Still, he sees cracks in the system. The younger generation of journalists is beginning to want something different, he says. "I get 200 to 300 resumes every year from people who want to work for me."
Perhaps the biggest obstacle to Video News Network's financial success is Teddy Jimbo himself. Even though Jimbo is Japanese, he's considered an outsider. He was born and raised in Japan, but spent several years with his family in New York City, where his father taught at Columbia University's Teachers College.
Jimbo went to college in Japan, but earned a master's in journalism at Columbia University. He's never worked for a Japanese news organization; instead, his resume is filled with American and Canadian companies: the Christian Science Monitor, Associated Press, the Globe and Mail and Newsday.
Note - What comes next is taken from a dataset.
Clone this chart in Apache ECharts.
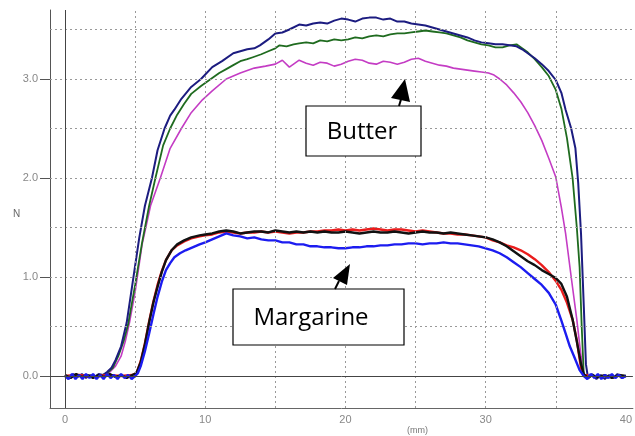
<!DOCTYPE html>
<html>
<head>
<meta charset="utf-8">
<script src="https://cdn.jsdelivr.net/npm/echarts@6/dist/echarts.min.js"></script>
<style>html,body{margin:0;background:#fff}#main{width:635px;height:436px}</style>
</head>
<body>
<div id="main"></div>
<script>
// [mm, N] points
var butterNavy = [[0,0.01],[0.3,-0.02],[0.6,0.02],[0.9,-0.01],[1.2,0.02],[1.5,-0.02],[1.8,0.01],[2.1,-0.01],[2.4,0.02],[2.7,0.01],[3.0,0.04],[3.3,0.08],[3.6,0.16],[4.0,0.3],[4.4,0.54],[4.8,0.92],[5.3,1.4],[5.7,1.72],[6.2,2.0],[6.6,2.28],[7.1,2.5],[7.5,2.63],[7.8,2.69],[8.3,2.8],[9.0,2.92],[9.7,3.0],[10.5,3.12],[11.2,3.18],[12,3.26],[12.5,3.28],[13,3.3],[13.5,3.31],[13.9,3.34],[14.5,3.4],[15,3.46],[15.5,3.47],[16,3.5],[16.7,3.55],[17.2,3.54],[17.7,3.56],[18.2,3.57],[18.7,3.56],[19.2,3.59],[19.7,3.61],[20.2,3.6],[20.7,3.58],[21.2,3.61],[21.7,3.62],[22.2,3.62],[22.7,3.6],[23.2,3.61],[23.7,3.58],[24.2,3.58],[24.7,3.56],[25.2,3.55],[25.7,3.54],[26.2,3.52],[26.7,3.5],[27.2,3.48],[27.7,3.46],[28.2,3.44],[28.7,3.42],[29.2,3.39],[29.7,3.37],[30.2,3.36],[30.7,3.35],[31.2,3.35],[31.7,3.34],[32.2,3.33],[32.6,3.3],[33,3.26],[33.5,3.21],[34,3.15],[34.5,3.08],[35,2.99],[35.4,2.86],[35.7,2.69],[36.1,2.5],[36.4,2.3],[36.6,1.95],[36.8,1.44],[37.0,0.7],[37.15,0.12],[37.3,-0.02],[37.6,0.02],[37.9,-0.03],[38.2,0.01],[38.5,-0.03],[38.8,0.01],[39.1,-0.02],[39.4,0.02],[39.7,-0.02],[40,0.0]];
var butterGreen = [[0,0],[1,0.01],[2,0],[2.7,0.01],[3.0,0.03],[3.4,0.08],[3.8,0.2],[4.2,0.36],[4.5,0.52],[5.0,0.92],[5.5,1.35],[6.0,1.72],[6.45,2.0],[7.0,2.33],[7.5,2.5],[8.0,2.64],[8.5,2.75],[9,2.85],[9.7,2.93],[10.4,3.0],[11,3.06],[11.5,3.1],[12,3.14],[12.5,3.18],[13,3.2],[13.4,3.22],[14,3.25],[14.5,3.28],[15,3.31],[15.3,3.34],[15.8,3.33],[16.3,3.35],[16.7,3.36],[17.2,3.37],[17.7,3.36],[18.2,3.39],[18.7,3.38],[19.2,3.4],[19.7,3.39],[20.2,3.4],[20.7,3.42],[21.2,3.41],[21.7,3.43],[22.2,3.44],[22.7,3.43],[23.2,3.45],[23.7,3.46],[24.2,3.46],[24.7,3.47],[25.2,3.48],[25.7,3.49],[26.2,3.48],[26.7,3.47],[27.2,3.46],[27.7,3.44],[28.2,3.42],[28.7,3.39],[29.2,3.37],[29.7,3.35],[30.2,3.34],[30.7,3.32],[31.2,3.32],[31.7,3.34],[32.2,3.35],[32.6,3.31],[33,3.27],[33.5,3.2],[34,3.12],[34.5,3.03],[35,2.89],[35.4,2.7],[35.8,2.4],[36.2,2.0],[36.5,1.5],[36.7,1.1],[36.85,0.5],[37.0,0.0],[37.3,0.0]];
var butterMagenta = [[0,0],[1,0.01],[2,0],[2.8,0.01],[3.2,0.04],[3.6,0.1],[4.0,0.2],[4.3,0.35],[4.6,0.54],[5.0,0.85],[5.5,1.33],[6.1,1.72],[6.8,2.0],[7.5,2.3],[8.3,2.5],[9.0,2.66],[9.8,2.79],[10.5,2.88],[11.5,3.0],[12.5,3.06],[13.5,3.11],[14.3,3.13],[15,3.15],[15.5,3.19],[16,3.12],[16.7,3.19],[17.2,3.16],[17.7,3.14],[18.2,3.17],[18.7,3.16],[19.2,3.13],[19.7,3.15],[20.2,3.18],[20.7,3.2],[21.2,3.19],[21.7,3.16],[22.2,3.15],[22.7,3.18],[23.2,3.17],[23.7,3.15],[24.2,3.17],[24.7,3.2],[25.2,3.21],[25.7,3.18],[26.2,3.16],[26.7,3.14],[27.2,3.13],[27.7,3.11],[28.2,3.1],[28.7,3.09],[29.2,3.08],[29.7,3.07],[30.2,3.06],[30.6,3.04],[31,3.0],[31.5,2.94],[32,2.86],[32.5,2.77],[33,2.66],[33.5,2.53],[34,2.38],[34.5,2.2],[35,2.01],[35.4,1.7],[35.7,1.44],[36.1,1.0],[36.5,0.57],[36.8,0.2],[37.0,0.0],[37.4,0.01]];
var margRed = [[0,0],[1,0.01],[2,-0.01],[3,0.01],[4,0],[4.8,0.01],[5.1,0.03],[5.4,0.15],[5.7,0.33],[6.0,0.55],[6.3,0.75],[6.6,0.92],[6.9,1.06],[7.2,1.17],[7.6,1.27],[8.0,1.32],[8.5,1.36],[9.0,1.39],[9.6,1.41],[10,1.42],[10.5,1.43],[11,1.45],[11.5,1.46],[12,1.45],[12.5,1.44],[13,1.45],[13.5,1.45],[14,1.46],[14.5,1.45],[15,1.46],[15.5,1.45],[16,1.44],[16.5,1.45],[17,1.45],[17.5,1.46],[18,1.46],[18.5,1.47],[19,1.47],[19.5,1.48],[20,1.47],[20.5,1.48],[21,1.47],[21.5,1.48],[22,1.49],[22.5,1.48],[23,1.47],[23.5,1.48],[24,1.48],[24.5,1.47],[25,1.46],[25.5,1.47],[26,1.46],[26.5,1.45],[27,1.44],[27.5,1.44],[28,1.43],[28.5,1.43],[29,1.42],[29.5,1.41],[30,1.4],[30.5,1.37],[31,1.35],[31.5,1.32],[32,1.3],[32.5,1.27],[33,1.23],[33.5,1.18],[34,1.12],[34.5,1.05],[35,0.96],[35.4,0.87],[35.8,0.74],[36.2,0.57],[36.5,0.36],[36.8,0.08],[37.0,0.0],[37.3,0.01]];
var margBlack = [[0,0.01],[0.4,-0.02],[0.8,0.02],[1.2,-0.01],[1.6,0.01],[2.0,-0.02],[2.4,0.01],[2.8,-0.01],[3.2,0.02],[3.6,-0.01],[4.0,0.01],[4.4,-0.02],[4.8,0.01],[5.1,0.03],[5.4,0.14],[5.7,0.32],[6.0,0.54],[6.3,0.74],[6.6,0.9],[6.9,1.05],[7.2,1.17],[7.6,1.27],[8.0,1.33],[8.5,1.37],[9.0,1.4],[9.6,1.42],[10,1.43],[10.5,1.44],[11,1.46],[11.5,1.47],[12,1.46],[12.5,1.44],[13,1.45],[13.5,1.46],[14,1.46],[14.5,1.45],[15,1.47],[15.5,1.46],[16,1.45],[16.5,1.46],[17,1.45],[17.5,1.46],[18,1.45],[18.5,1.46],[19,1.45],[19.5,1.45],[20,1.46],[20.5,1.45],[21,1.44],[21.5,1.45],[22,1.46],[22.5,1.45],[23,1.45],[23.5,1.46],[24,1.45],[24.5,1.44],[25,1.45],[25.5,1.46],[26,1.45],[26.5,1.45],[27,1.44],[27.5,1.45],[28,1.44],[28.5,1.43],[29,1.42],[29.5,1.41],[30,1.4],[30.5,1.38],[31,1.35],[31.5,1.31],[32,1.26],[32.5,1.21],[33,1.16],[33.5,1.12],[34,1.07],[34.5,1.03],[35,0.99],[35.4,0.93],[35.8,0.8],[36.2,0.57],[36.5,0.35],[36.8,0.12],[37.0,0.02],[37.3,-0.02],[37.6,0.01],[38,-0.01],[38.5,0.01],[39,-0.02],[39.5,0.01],[40,0]];
var margBlue = [[0,0.0],[0.25,-0.03],[0.5,0.02],[0.75,-0.03],[1,0.01],[1.25,-0.03],[1.5,0.02],[1.75,-0.02],[2,0.02],[2.25,-0.03],[2.5,0.01],[2.75,-0.03],[3,0.02],[3.25,-0.02],[3.5,0.01],[3.75,-0.03],[4,0.02],[4.25,-0.02],[4.5,0.01],[4.75,-0.03],[5.0,0.0],[5.2,0.03],[5.4,0.1],[5.7,0.25],[6.0,0.43],[6.3,0.62],[6.6,0.8],[6.9,0.95],[7.2,1.07],[7.5,1.14],[7.8,1.2],[8.2,1.24],[8.6,1.27],[9.1,1.3],[9.6,1.33],[10,1.35],[10.5,1.38],[11,1.41],[11.5,1.44],[12,1.42],[12.5,1.41],[13,1.39],[13.5,1.4],[14,1.38],[14.5,1.37],[15,1.37],[15.5,1.35],[16,1.35],[16.5,1.33],[17,1.33],[17.5,1.31],[18,1.31],[18.5,1.3],[19,1.3],[19.5,1.29],[20,1.29],[20.5,1.3],[21,1.3],[21.5,1.31],[22,1.31],[22.5,1.32],[23,1.32],[23.5,1.33],[24,1.33],[24.5,1.34],[25,1.34],[25.5,1.33],[26,1.34],[26.5,1.34],[27,1.35],[27.5,1.34],[28,1.34],[28.5,1.33],[29,1.32],[29.5,1.31],[30,1.29],[30.5,1.27],[31,1.24],[31.5,1.2],[32,1.15],[32.5,1.1],[33,1.04],[33.5,0.98],[34,0.92],[34.5,0.84],[35,0.72],[35.4,0.56],[35.7,0.43],[36.0,0.3],[36.3,0.2],[36.7,0.06],[37.0,0.0],[37.25,-0.03],[37.5,0.02],[37.75,-0.02],[38,0.02],[38.25,-0.03],[38.5,0.01],[38.75,-0.02],[39,0.02],[39.25,-0.02],[39.5,0.01],[39.75,-0.02],[40,0]];

var xTicks = [0, 10, 20, 30, 40];
var yTicks = [0, 1, 2, 3];
var xGrid = [5, 10, 15, 20, 25, 30, 35];
var yGrid = [0.5, 1, 1.5, 2, 2.5, 3, 3.5];

var labelFont = "'Liberation Sans Narrow', 'Liberation Sans', sans-serif";

function trace(data, color, width) {
  return {
    type: 'line',
    data: data,
    showSymbol: false,
    silent: true,
    lineStyle: { color: color, width: width },
    itemStyle: { color: color }
  };
}

var gridLines = [];
xGrid.forEach(function (v) { gridLines.push({ xAxis: v }); });
yGrid.forEach(function (v) { gridLines.push({ yAxis: v }); });

var myChart = echarts.init(document.getElementById('main'));
myChart.setOption({
  animation: false,
  grid: { left: 50, right: 0, top: 10, bottom: 28 },
  xAxis: {
    type: 'value',
    min: -1.07,
    max: 40.5,
    axisLine: { show: true, onZero: false, lineStyle: { color: '#666', width: 1 } },
    axisTick: { show: false },
    splitLine: { show: false },
    axisLabel: {
      customValues: xTicks,
      color: '#888',
      fontSize: 11,
      fontFamily: labelFont,
      margin: 6
    }
  },
  yAxis: {
    type: 'value',
    min: -0.323,
    max: 3.697,
    axisLine: { show: true, onZero: false, lineStyle: { color: '#555', width: 1 } },
    axisTick: { show: true, customValues: yTicks, length: 10, lineStyle: { color: '#555' } },
    splitLine: { show: false },
    axisLabel: {
      customValues: yTicks,
      formatter: function (v) { return v.toFixed(1); },
      color: '#888',
      fontSize: 11,
      fontFamily: labelFont,
      margin: 12
    }
  },
  graphic: [
    { type: 'text', left: 13, top: 209, style: { text: 'N', fill: '#666', font: "10px " + labelFont } },
    { type: 'text', left: 407, top: 426, style: { text: '(mm)', fill: '#777', font: "9px " + labelFont } },
    // Butter label
    { type: 'rect', shape: { x: 306, y: 106, width: 115, height: 50 }, style: { fill: '#fff', stroke: '#000', lineWidth: 1.2 }, z: 100 },
    { type: 'text', x: 362, y: 132, style: { text: 'Butter', fill: '#000', font: "24px 'Open Sans', sans-serif", align: 'center', verticalAlign: 'middle' }, z: 101 },
    { type: 'line', shape: { x1: 399, y1: 106, x2: 402, y2: 96 }, style: { stroke: '#000', lineWidth: 2 }, z: 100 },
    { type: 'polygon', shape: { points: [[405, 79], [391, 98], [410, 102]] }, style: { fill: '#000' }, z: 100 },
    // Margarine label
    { type: 'rect', shape: { x: 233, y: 289, width: 171, height: 56 }, style: { fill: '#fff', stroke: '#000', lineWidth: 1.2 }, z: 100 },
    { type: 'text', x: 311, y: 318, style: { text: 'Margarine', fill: '#000', font: "24px 'Open Sans', sans-serif", align: 'center', verticalAlign: 'middle' }, z: 101 },
    { type: 'line', shape: { x1: 335, y1: 289, x2: 339, y2: 281 }, style: { stroke: '#000', lineWidth: 2 }, z: 100 },
    { type: 'polygon', shape: { points: [[350, 264], [333, 278], [347, 285]] }, style: { fill: '#000' }, z: 100 }
  ],
  series: [
    {
      type: 'line',
      data: [],
      silent: true,
      markLine: {
        silent: true,
        symbol: 'none',
        label: { show: false },
        lineStyle: { color: '#999', type: [2, 3], width: 1 },
        data: gridLines
      }
    },
    {
      type: 'line',
      data: [],
      silent: true,
      markLine: {
        silent: true,
        symbol: 'none',
        label: { show: false },
        lineStyle: { color: '#444', type: 'solid', width: 1 },
        data: [{ xAxis: 0 }, { yAxis: 0 }]
      }
    },
    trace(butterMagenta, '#c43cc4', 1.6),
    trace(butterGreen, '#1f6b1f', 1.8),
    trace(butterNavy, '#1c1c80', 2),
    trace(margRed, '#ea1c1c', 2.4),
    trace(margBlack, '#111111', 2.4),
    trace(margBlue, '#1c1cf0', 2.4)
  ]
});
</script>
</body>
</html>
Jimbo has fans throughout the journalism community. "I admire Mr. Jimbo," says Yomiuri Shimbun's Tadashi Matsui, a reporter who did a story about the maverick journalist. "He is the only man who established a company for videojournalists and is really independent. It is amazing! I wish I could make programs on our channel as he is, but in a big company like Yomiuri Shimbun, there are many barriers to doing so."
Jimbo concedes his venture -- like most Internet news sites -- is losing money and attracts a woefully tiny audience.
Since videonews.com launched in 1999, Jimbo says he has spent about $340,000 keeping it going. The site costs about $170,000 a year to run; revenues now cover about 85 percent of those expenses, Jimbo said. Income is increasing by about 5 percent a month, and Jimbo predicts the site will become profitable in about six months.
"It no longer requires heavy financial support ... although I still need to put in a few thousand yen a month" to cover costs, he says.
Though VNN struggles mightily for just a sliver of a percentage of the market share, Jimbo believes Internet news stations like his will eventually find a market here.
"I can see the potential of the Web," he says. "I can't say that it will take over conventional media. It may affect their culture and something different may come out of it. For sure it will be a big part of the next generation's media."